Dispatches from Festival Mémoire et Racines day three (Sunday) daytime
Sunday’s daytime concerts began late morning and carried on until supper time.
At the wind instruments workshop, we saw Benoit Fortin and Daniel Roy on wooden whistles. Jeremiah McDade played his own compositions on Irish flute and low whistle, with Andy Hillhouse on guitar. Louis-Simon Lemieux and two band members woke up the sleepy morning audience with reels played on harmonicas.
The Himmerland guys showed the tiny Sopranissimo Saxophone, the smallest instrument in the sax family.
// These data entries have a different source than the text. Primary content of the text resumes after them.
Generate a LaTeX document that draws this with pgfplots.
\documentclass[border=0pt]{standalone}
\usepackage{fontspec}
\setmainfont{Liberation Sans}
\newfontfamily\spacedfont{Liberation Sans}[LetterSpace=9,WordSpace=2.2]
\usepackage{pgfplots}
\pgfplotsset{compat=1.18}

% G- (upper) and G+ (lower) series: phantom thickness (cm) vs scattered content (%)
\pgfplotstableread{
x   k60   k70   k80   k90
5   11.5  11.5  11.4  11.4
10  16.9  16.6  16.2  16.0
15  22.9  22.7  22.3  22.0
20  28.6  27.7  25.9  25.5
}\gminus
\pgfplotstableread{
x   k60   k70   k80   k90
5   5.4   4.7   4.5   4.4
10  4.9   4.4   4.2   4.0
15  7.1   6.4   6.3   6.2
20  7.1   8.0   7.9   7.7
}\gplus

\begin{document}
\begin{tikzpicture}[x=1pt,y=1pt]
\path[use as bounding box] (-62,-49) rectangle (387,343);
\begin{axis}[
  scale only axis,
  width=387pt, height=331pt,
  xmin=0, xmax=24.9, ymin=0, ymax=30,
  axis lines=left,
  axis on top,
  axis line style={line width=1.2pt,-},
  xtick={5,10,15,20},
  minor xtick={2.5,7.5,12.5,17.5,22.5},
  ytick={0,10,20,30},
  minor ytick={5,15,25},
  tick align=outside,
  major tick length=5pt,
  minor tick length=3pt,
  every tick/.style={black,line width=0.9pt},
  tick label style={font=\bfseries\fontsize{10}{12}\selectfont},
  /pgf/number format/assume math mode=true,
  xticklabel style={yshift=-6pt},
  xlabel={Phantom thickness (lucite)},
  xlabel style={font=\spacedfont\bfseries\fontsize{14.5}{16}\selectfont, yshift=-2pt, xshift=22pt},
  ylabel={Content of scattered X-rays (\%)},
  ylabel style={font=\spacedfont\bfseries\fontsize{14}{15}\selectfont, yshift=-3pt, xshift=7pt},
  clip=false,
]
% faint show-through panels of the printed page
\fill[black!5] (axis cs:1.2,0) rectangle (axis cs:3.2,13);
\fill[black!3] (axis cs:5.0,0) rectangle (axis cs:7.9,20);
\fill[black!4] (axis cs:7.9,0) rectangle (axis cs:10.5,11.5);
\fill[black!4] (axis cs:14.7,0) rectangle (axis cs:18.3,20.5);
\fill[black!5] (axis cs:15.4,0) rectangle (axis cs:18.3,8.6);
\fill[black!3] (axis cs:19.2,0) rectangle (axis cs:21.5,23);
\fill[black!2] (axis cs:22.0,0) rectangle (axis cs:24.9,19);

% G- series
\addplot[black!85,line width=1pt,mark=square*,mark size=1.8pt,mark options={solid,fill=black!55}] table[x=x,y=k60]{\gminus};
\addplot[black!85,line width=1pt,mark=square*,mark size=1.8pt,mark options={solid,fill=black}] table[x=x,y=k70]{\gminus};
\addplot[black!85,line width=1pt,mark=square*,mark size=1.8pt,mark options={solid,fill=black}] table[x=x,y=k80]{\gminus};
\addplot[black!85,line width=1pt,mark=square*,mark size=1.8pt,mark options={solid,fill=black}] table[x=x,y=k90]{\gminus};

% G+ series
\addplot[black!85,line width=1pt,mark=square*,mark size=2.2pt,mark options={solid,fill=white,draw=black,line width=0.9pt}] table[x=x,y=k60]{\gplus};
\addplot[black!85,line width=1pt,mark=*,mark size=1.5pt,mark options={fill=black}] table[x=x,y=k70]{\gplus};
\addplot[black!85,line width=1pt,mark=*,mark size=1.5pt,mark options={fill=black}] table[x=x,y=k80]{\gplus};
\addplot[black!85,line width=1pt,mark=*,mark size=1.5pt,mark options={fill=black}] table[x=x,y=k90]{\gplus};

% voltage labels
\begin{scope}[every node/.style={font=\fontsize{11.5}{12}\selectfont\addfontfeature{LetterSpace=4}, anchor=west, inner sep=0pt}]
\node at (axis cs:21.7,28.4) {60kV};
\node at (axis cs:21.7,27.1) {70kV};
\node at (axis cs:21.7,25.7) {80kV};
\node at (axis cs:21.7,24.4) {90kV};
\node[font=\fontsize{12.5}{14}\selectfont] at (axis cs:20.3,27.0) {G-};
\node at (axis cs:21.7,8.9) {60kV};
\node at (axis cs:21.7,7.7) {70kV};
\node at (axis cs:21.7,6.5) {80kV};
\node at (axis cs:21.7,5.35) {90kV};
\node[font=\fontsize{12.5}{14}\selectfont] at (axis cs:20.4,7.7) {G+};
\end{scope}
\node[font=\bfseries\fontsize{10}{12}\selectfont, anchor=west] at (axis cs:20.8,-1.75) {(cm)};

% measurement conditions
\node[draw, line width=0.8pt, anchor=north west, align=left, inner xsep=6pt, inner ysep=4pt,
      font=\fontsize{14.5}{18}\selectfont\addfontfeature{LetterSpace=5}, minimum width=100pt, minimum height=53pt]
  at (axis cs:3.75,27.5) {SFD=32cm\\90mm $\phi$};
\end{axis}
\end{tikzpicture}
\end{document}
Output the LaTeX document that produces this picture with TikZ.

Fiachra O’Regan demonstrated uilleann pipes, known as the national pipes of Ireland. Fiachra played a very soulful rendition of the Irish lament “Morning Dew” complete with chords from the resonators built into the length of the instrument. All of the wind instruments were gorgeous to hear, but that one just made us pay immense attention.
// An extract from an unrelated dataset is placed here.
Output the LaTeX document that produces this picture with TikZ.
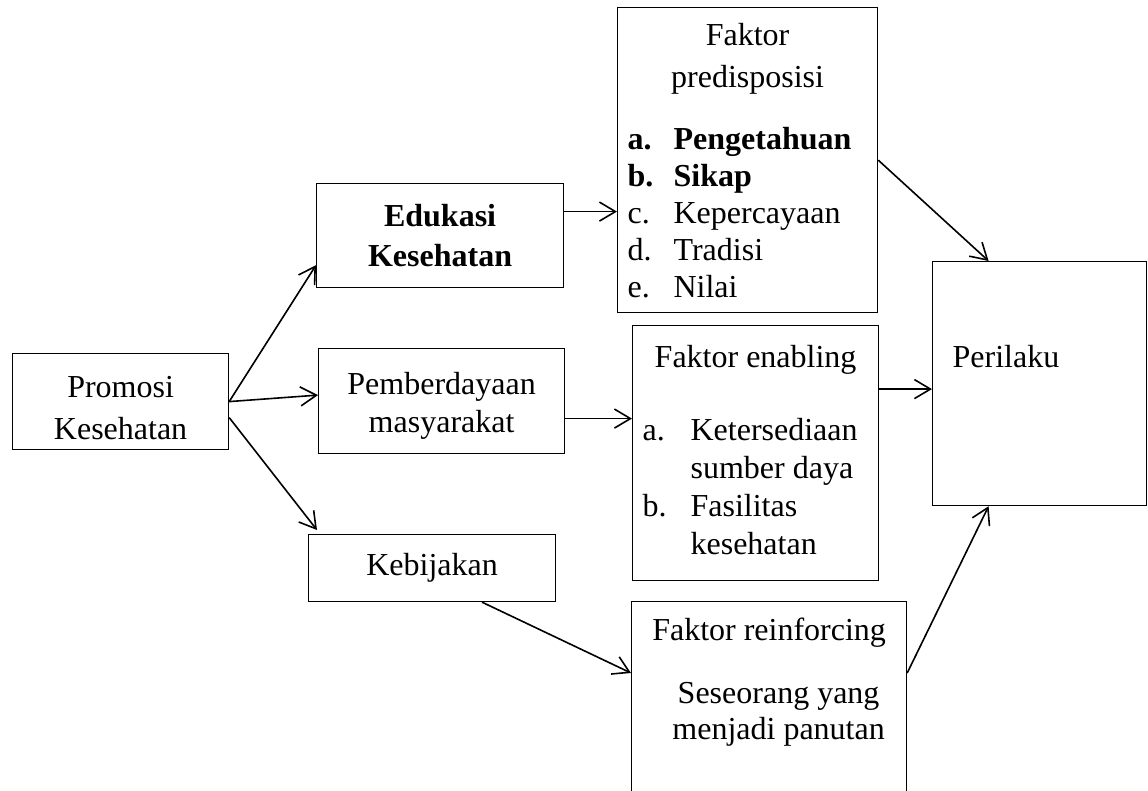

The Atelier ménage à trois featured three mostly trio bands. Grosse Isle, Dâvi Simard, and Les Grands Hurleurs.
Dâvi Simard brought five of his six violins onstage, to have his choice of unusual tunings for the violin, depending on what the music called for.
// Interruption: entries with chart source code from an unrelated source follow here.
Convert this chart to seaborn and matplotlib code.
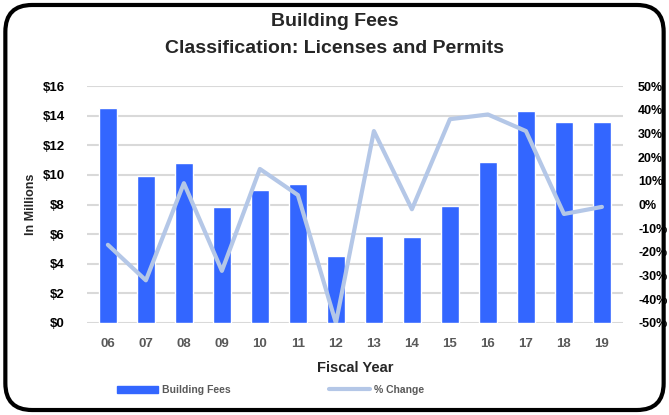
import numpy as np
import pandas as pd
import seaborn as sns
import matplotlib.pyplot as plt
from matplotlib.patches import FancyBboxPatch, Patch
from matplotlib.lines import Line2D
from matplotlib.ticker import FuncFormatter

years = ["06", "07", "08", "09", "10", "11", "12", "13", "14", "15", "16", "17", "18", "19"]
fees = [14.5, 9.9, 10.8, 7.8, 9.0, 9.4, 4.5, 5.9, 5.8, 7.9, 10.9, 14.3, 13.6, 13.6]
pct_change = [-17, -32, 9, -28, 15, 4, -50, 31, -2, 36, 38, 31, -4, -1]

df = pd.DataFrame({"year": years, "fees": fees, "pct": pct_change})

sns.set_theme(style="white")
plt.rcParams["font.family"] = ["Liberation Sans Narrow", "Liberation Sans", "DejaVu Sans"]
plt.rcParams["font.weight"] = "bold"

bar_color = "#3366FF"
line_color = "#B4C7E7"

fig = plt.figure(figsize=(6.69, 4.15), dpi=100)
ax = fig.add_axes([0.130, 0.2217, 0.801, 0.571])

sns.barplot(df, x="year", y="fees", color=bar_color, width=0.47, saturation=1, ax=ax, zorder=3)
ax.set_ylim(0, 16)
ax.set_yticks(np.arange(0, 17, 2))
ax.yaxis.set_major_formatter(FuncFormatter(lambda v, p: f"${v:.0f}"))
ax.grid(axis="y", color="#D9D9D9", linewidth=1.5, zorder=0)
ax.set_axisbelow(True)
ax.set_xlim(-0.55, 13.55)
for s in ax.spines.values():
    s.set_visible(False)
ax.tick_params(axis="y", labelsize=9.5, length=0, pad=16, labelcolor="black")
ax.tick_params(axis="x", labelsize=9.5, length=0, pad=11, labelcolor="#595959")
ax.set_xlabel("Fiscal Year", fontsize=10.5, fontweight="bold", labelpad=8)
ax.set_ylabel("In Millions", fontsize=9, fontweight="bold", labelpad=4)

ax2 = ax.twinx()
sns.lineplot(x=np.arange(len(years)), y=df["pct"], color=line_color, linewidth=3, ax=ax2, zorder=4)
ax2.set_ylim(-50, 50)
ax2.set_yticks(np.arange(-50, 51, 10))
ax2.yaxis.set_major_formatter(FuncFormatter(lambda v, p: f"{v:.0f}%"))
ax2.set_ylabel("")
for s in ax2.spines.values():
    s.set_visible(False)
ax2.tick_params(axis="y", labelsize=9, length=0, pad=11, labelcolor="black")

# titles
fig.text(0.5, 0.948, "Building Fees", ha="center", va="center", fontsize=14, fontweight="bold")
fig.text(0.5, 0.882, "Classification: Licenses and Permits", ha="center", va="center", fontsize=14, fontweight="bold")

# legend
handles = [Patch(color=bar_color), Line2D([0], [0], color=line_color, linewidth=3)]
fig.legend(handles, ["Building Fees", "% Change"], loc="center left", bbox_to_anchor=(0.175, 0.06),
           ncol=2, frameon=False, fontsize=7.5, handlelength=3.9, handleheight=0.7,
           handletextpad=0.4, columnspacing=9.5, borderpad=0, borderaxespad=0,
           labelcolor="#595959")

# rounded frame
frame = FancyBboxPatch((0.008, 0.012), 0.984, 0.976, boxstyle="round,pad=0,rounding_size=0.04",
                       transform=fig.transFigure, facecolor="none", edgecolor="black",
                       linewidth=3, mutation_aspect=669 / 415)
fig.patches.append(frame)

fig.savefig("out.png", dpi=100)
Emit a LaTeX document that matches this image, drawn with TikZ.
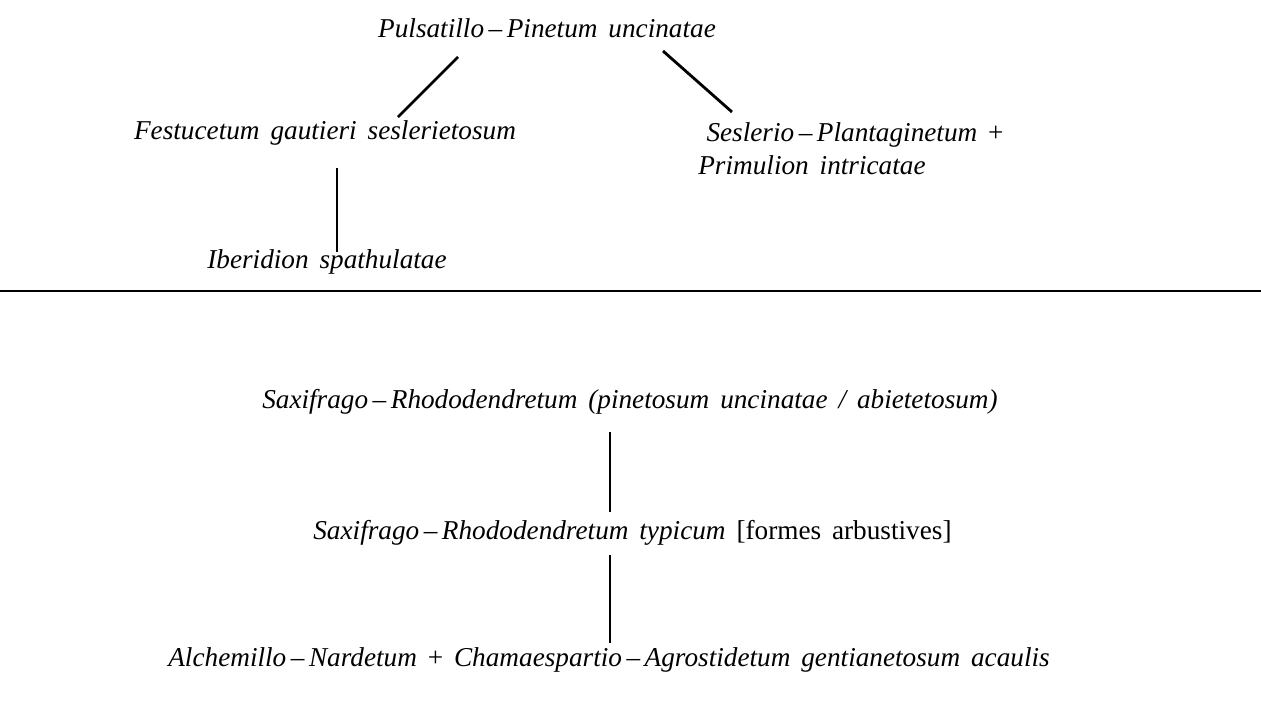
\documentclass[tikz,border=0pt]{standalone}
\usepackage{fontspec}
\setmainfont[WordSpace=1.6]{Liberation Serif}
\usetikzlibrary{positioning}

\begin{document}
\begin{tikzpicture}[x=0.02cm, y=-0.02cm,
		assoc/.style={font=\fontsize{15.5}{18.7}\selectfont\itshape, inner sep=0pt},
		link/.style={line width=1.6pt},
	]
	\useasboundingbox (0,0) rectangle (1261,714);

	% --- Partie haute ---
	\node (pulsa) [assoc] at (547, 28)  {Pulsatillo\,--\,Pinetum uncinatae};
	\node (festu) [assoc] at (325, 133) {Festucetum gautieri seslerietosum};
	\node (iberi) [assoc] at (327, 262) {Iberidion spathulatae};
	\node (sesle) [assoc, align=left, anchor=west] at (698, 149)
		{\hspace*{0.3em}Seslerio\,--\,Plantaginetum \upshape+\\Primulion intricatae};

	\coordinate (l1a) at (458, 57);  \coordinate (l1b) at (398, 117);
	\coordinate (l2a) at (663, 51);  \coordinate (l2b) at (732, 112);
	\coordinate (l3a) at (337, 168); \coordinate (l3b) at (337, 252);
	\draw [link] (l1a) -- (l1b);
	\draw [link] (l2a) -- (l2b);
	\draw [link] (l3a) -- (l3b);

	% --- Séparation ---
	\coordinate (sepw) at (0, 291);
	\coordinate (sepe) at (1261, 291);
	\draw [line width=1.2pt] (sepw) -- (sepe);

	% --- Partie basse ---
	\node (saxi1) [assoc, anchor=east] at (998, 402) {Saxifrago\,--\,Rhododendretum (pinetosum uncinatae / abietetosum)};
	\node (saxi2) [assoc, anchor=west] at (313, 533) {Saxifrago\,--\,Rhododendretum typicum {\upshape [formes arbustives]}};
	\node (alche) [assoc, anchor=west] at (168, 660) {Alchemillo\,--\,Nardetum {\upshape +} Chamaespartio\,--\,Agrostidetum gentianetosum acaulis};

	\coordinate (v1a) at (610, 432); \coordinate (v1b) at (610, 512);
	\coordinate (v2a) at (610, 555); \coordinate (v2b) at (610, 643);
	\draw [link] (v1a) -- (v1b);
	\draw [link] (v2a) -- (v2b);

\end{tikzpicture}
\end{document}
Grosse Isle led a rousing rendition of Le Talencourt, a great reel from the QueTrad repertoire. And for the workshop finale, the whole gang played a set of fine crooked tunes also from the Québecois repertoire.
The Le Vent du Nord Cabaret Stage performance was packed to the rafters. Again, the band showcased their new music from 20 Printemps, the CD they made for their 20th anniversary celebration. We all had the chance to see these ambassadors of joy making their music for us, right before our eyes in this intimate venue. Fabulous.
The final concert of the afternoon was a rare appearance by harmonica master Robert Legault et Les Mercenaires de Terroir. With fiddlers Dâvi Simard and Louis-Simon Lemieux, guitarist André Marchand, and harmonica/fiddle player Dávid Brunelle, we heard lots of lively trad tunes on fiddles and multiple harmonicas. “Le Brandy des Vallancourt” wowed the crowd. The Brandy is a reel that is in three, instead of the usual four notes per musical bar. (We are talking musical time signatures here.) Brandys are particular to QueTrad music and always feel astounding and energetic. The crowd sure loved this one.
Robert’s ability to play harmonica and chew gum at the same time was pretty astounding too!
As we left the Cornet Acoustic stage by the river, the Gruv’N Brass ensemble led a parade up the hill to the Agri-Bouffe, where dinner was waiting for many of us.
Dinner had to wait though. We were highly distracted by an informal jam session led by Pascal Gemme of Genticorum. Such is the way of things at Mémoire et Racines.